Compressed Feature Quality Assessment: Dataset and Baselines
This work addresses the need for better quality assessment in feature compression for machine learning applications, though it is incremental as it primarily provides a dataset and baseline analysis without proposing a new method.
The paper tackles the problem of evaluating the semantic fidelity of compressed features in resource-constrained environments, establishing the first benchmark dataset with 300 original and 12000 compressed features across three vision tasks and four codecs, and finds that existing metrics like MSE, cosine similarity, and CKA are insufficient for capturing semantic degradation.
The widespread deployment of large models in resource-constrained environments has underscored the need for efficient transmission of intermediate feature representations. In this context, feature coding, which compresses features into compact bitstreams, becomes a critical component for scenarios involving feature transmission, storage, and reuse. However, this compression process inevitably introduces semantic degradation that is difficult to quantify with traditional metrics. To address this, we formalize the research problem of Compressed Feature Quality Assessment (CFQA), aiming to evaluate the semantic fidelity of compressed features.
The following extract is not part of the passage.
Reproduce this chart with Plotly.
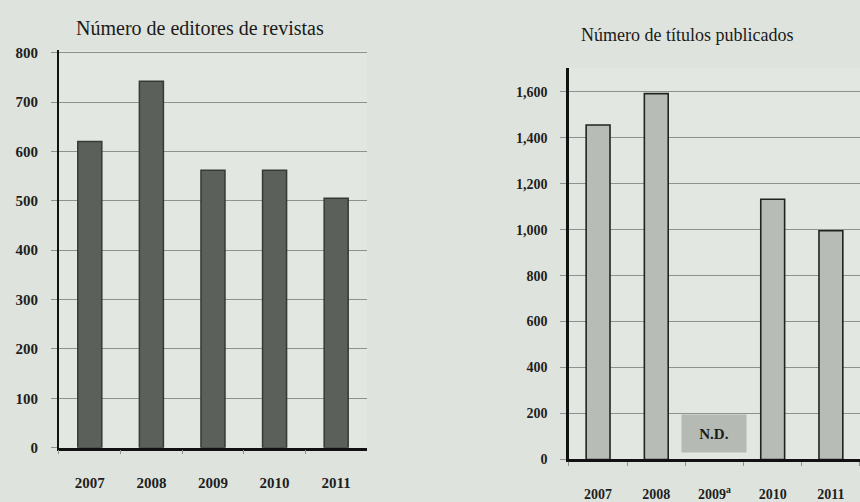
import plotly.graph_objects as go

years = ["2007", "2008", "2009", "2010", "2011"]
years_right = ["2007", "2008", "2009<sup>a</sup>", "2010", "2011"]
editores = [620, 742, 562, 562, 505]
titulos = [1455, 1592, None, 1132, 995]
left_ticks = [0, 100, 200, 300, 400, 500, 600, 700, 800]
right_ticks = [0, 200, 400, 600, 800, 1000, 1200, 1400, 1600]
right_ticklabels = ["0", "200", "400", "600", "800", "1,000", "1,200", "1,400", "1,600"]
title_left = "Número de editores de revistas"
title_right = "Número de títulos publicados"
nd_label = "N.D."

FONT = "Liberation Serif"
PAPER = "#dee3dd"
PLOT = "#e2e7e1"
GRID = "#8e928e"

fig = go.Figure()
fig.add_trace(go.Bar(x=years, y=editores, xaxis="x", yaxis="y",
                     marker=dict(color="#5b605b", line=dict(color="#363a36", width=1.5)),
                     width=0.39, showlegend=False, hoverinfo="x+y"))
fig.add_trace(go.Bar(x=years_right, y=titulos, xaxis="x2", yaxis="y2",
                     marker=dict(color="#b8bcb7", line=dict(color="#222222", width=1.6)),
                     width=0.41, showlegend=False, hoverinfo="x+y"))

tickfont = dict(family=FONT, size=15, color="#1e1e1e", weight="bold")
tickfont2 = dict(family=FONT, size=14, color="#1e1e1e", weight="bold")

fig.update_layout(
    width=860, height=502,
    margin=dict(l=0, r=0, t=0, b=0),
    paper_bgcolor=PAPER, plot_bgcolor=PLOT,
    bargap=0.6,
    xaxis=dict(domain=[0.0686, 0.4267], anchor="y", type="category",
               showline=True, linecolor="#111111", linewidth=2.5,
               ticks="outside", tickson="boundaries", ticklen=4, tickcolor=GRID,
               tickfont=tickfont, ticklabelstandoff=20, showgrid=False),
    yaxis=dict(domain=[0.0872, 0.9068], anchor="x", range=[0, 805],
               tickvals=left_ticks, ticktext=[str(v) for v in left_ticks],
               showline=True, linecolor="#111111", linewidth=2,
               ticks="outside", ticklen=6, tickcolor=GRID,
               showgrid=True, gridcolor=GRID, gridwidth=1,
               tickfont=tickfont, ticklabelstandoff=10, zeroline=False),
    xaxis2=dict(domain=[0.6616, 1.0], anchor="y2", type="category",
                showline=True, linecolor="#111111", linewidth=2.5,
                ticks="outside", tickson="boundaries", ticklen=4, tickcolor=GRID,
                tickfont=tickfont2, ticklabelstandoff=20, showgrid=False),
    yaxis2=dict(domain=[0.0629, 0.8709], anchor="x2", range=[0, 1705],
                tickvals=right_ticks, ticktext=right_ticklabels,
                showline=True, linecolor="#111111", linewidth=2.5,
                ticks="outside", ticklen=6, tickcolor=GRID,
                showgrid=True, gridcolor=GRID, gridwidth=1,
                tickfont=tickfont2, ticklabelstandoff=10, zeroline=False),
    annotations=[
        dict(text=title_left, xref="paper", yref="paper", x=0.233, y=1 - 24 / 502,
             xanchor="center", yanchor="middle", showarrow=False,
             font=dict(family=FONT, size=20, color="#1a1a1a")),
        dict(text=title_right, xref="paper", yref="paper", x=0.799, y=1 - 31 / 502,
             xanchor="center", yanchor="middle", showarrow=False,
             font=dict(family=FONT, size=18, color="#1a1a1a")),
        dict(text="<b>" + nd_label + "</b>", xref="x2", yref="y2", x=years_right[2], y=115,
             xanchor="center", yanchor="middle", showarrow=False,
             bgcolor="#b5bab4", borderpad=0, width=64, height=37,
             font=dict(family=FONT, size=15, color="#1a1a1a")),
    ],
)

post = (
    "document.documentElement.style.margin='0';"
    "document.documentElement.style.overflow='hidden';"
    "document.body.style.margin='0';document.body.style.padding='0';"
    "document.body.style.overflow='hidden';"
)
fig.write_html("out.html", config={"displayModeBar": False}, post_script=post)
To advance CFQA research, we propose the first benchmark dataset, comprising 300 original features and 12000 compressed features derived from three vision tasks and four feature codecs. Task-specific performance degradation is provided as true semantic distortion for evaluating CFQA metrics. We systematically assess three widely used metrics -- MSE, cosine similarity, and Centered Kernel Alignment (CKA) -- in terms of their ability to capture semantic degradation. Our findings demonstrate the representativeness of the proposed dataset while underscoring the need for more sophisticated metrics capable of measuring semantic distortion in compressed features. This work advances the field by establishing a foundational benchmark and providing a critical resource for the community to explore CFQA. To foster further research, we release the dataset and all associated source code at https://github.com/chansongoal/Compressed-Feature-Quality-Assessment.